Proforma vs. quote vs. invoice
All three describe a price before or after work happens, but they carry different weight. A quote is an offer the client can accept or reject. A proforma invoice goes a step further: it is used once a deal is essentially agreed, often to confirm exact figures for customs, an import declaration, or an internal purchase approval before the goods ship or the work starts. A final invoice, sent after delivery, is the one that actually requests payment.
When people send one
Proforma invoices are common in international trade, where customs or a bank needs a document showing the declared value of goods before they cross a border.
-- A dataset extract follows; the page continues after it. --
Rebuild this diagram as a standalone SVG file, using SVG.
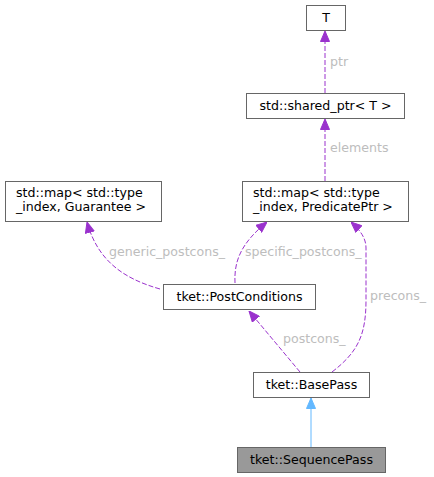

They also show up when a buyer's finance department needs a firm number to raise a purchase order internally before your work can be scheduled.
How to create one here
InvoiceSnap does not have a separate proforma mode, so use whichever of the two builders reads closest to your situation, and make it clear the document is not a demand for payment:
- Open the quote generator if you are still finalising terms; it already reads as pre-work wording.
- Open the invoice generator if the deal is confirmed and you need the invoice layout; prefix the number field with PROFORMA- (for example PROFORMA-2026-001) so it is unmistakably not the final invoice.
- Either way, add a line in the notes stating this is a proforma invoice and not a request for payment.
When the order is confirmed, build the real invoice with the same line items and a clean number, following the invoice number format guide.